Buried deep within “The Cooperative and Small Employer Charity Pension Flexibility Act of 2014 (CSEC Act),” enacted on April 7, 2014 is a new MEP Form 5500 reporting requirement. It is one which, frankly, most of us missed. It came to light as the DOL issued its Interim Final Rule (to be published November 10 in the Federal Register) implementing the reg for the 2014 plan year (yes, this plan year). MEPs will now have to report all of their participating employers, their EIN and a good faith estimate of the “percentage of the contributions made by all participating employers made by each employer relative to the total contributions made by each employer.”

Here’s the language from the new reg:

The instructions to the Form 5500 and Form 5500-SF will now provide that the Annual Return/Report filed for a multiple-employer plan must include an attachment that identifies the participating employers in the plan by name and employer identification number (EIN) and includes for each participating employer an estimate of the percentage of the contributions made by each employer (including employer and participant contributions) relative to the total contributions made by all participating employers during the plan year. This attachment, entitled “Multiple-Employer Plan Participating Employer Information,” supplements and does not replace other Form 5500 filing requirements that apply to multiple-employer plans.

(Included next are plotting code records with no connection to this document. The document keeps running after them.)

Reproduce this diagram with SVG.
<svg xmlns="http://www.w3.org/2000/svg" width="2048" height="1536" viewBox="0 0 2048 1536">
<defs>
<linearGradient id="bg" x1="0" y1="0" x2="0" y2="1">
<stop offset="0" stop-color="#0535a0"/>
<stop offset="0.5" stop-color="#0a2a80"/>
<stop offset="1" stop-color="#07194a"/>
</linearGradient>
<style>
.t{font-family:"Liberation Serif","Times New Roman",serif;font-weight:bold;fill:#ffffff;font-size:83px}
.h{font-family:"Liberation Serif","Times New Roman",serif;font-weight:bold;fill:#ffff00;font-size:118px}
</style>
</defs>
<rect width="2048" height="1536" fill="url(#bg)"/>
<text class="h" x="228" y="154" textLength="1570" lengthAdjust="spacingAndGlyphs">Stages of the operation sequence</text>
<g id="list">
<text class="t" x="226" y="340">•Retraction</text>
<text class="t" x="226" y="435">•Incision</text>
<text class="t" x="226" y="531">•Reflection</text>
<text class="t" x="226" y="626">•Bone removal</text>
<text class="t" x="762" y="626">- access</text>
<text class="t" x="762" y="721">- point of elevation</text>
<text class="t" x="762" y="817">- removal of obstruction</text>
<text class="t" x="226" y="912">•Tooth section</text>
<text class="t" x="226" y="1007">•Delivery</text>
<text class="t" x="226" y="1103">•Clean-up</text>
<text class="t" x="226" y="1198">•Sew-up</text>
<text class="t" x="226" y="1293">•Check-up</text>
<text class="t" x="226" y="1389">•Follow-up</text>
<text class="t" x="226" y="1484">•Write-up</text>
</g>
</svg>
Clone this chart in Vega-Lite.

The CSEC Act effectively created a new sort of multiple employer defined benefit plan for certain charities. The new reporting rules, however, did not apply just to these new types of plans. It applies to all MEPs, including those 401(k) MEPs run by PEOs and payroll companies.

This will have a significant impact on these types of arrangements:  now that the each participating employer name and EIN will be listed in the Form 5500, I would expect these plans to see substantially increased audit activity from both the DOL and the IRS.  This is because of the simple math. Prior to this rule, only the Lead Employer in a MEP would (as a practical matter) be audited. Now each participating employer will individually show up on the agencies’ audit protocols (think IRS’s EPCU (creators of the infamous 401(k) Questionnaire)). We do know, for a fact, that this will be demanding on a MEP’s resources.

This will also increase the scrutiny of MEPs and the applicability of the DOL’s MEP Advisory Opinion AO2012-04A. However, even should legislation pass permitting “Open MEPS”®, the landscape for these arrangements will be permanently changed.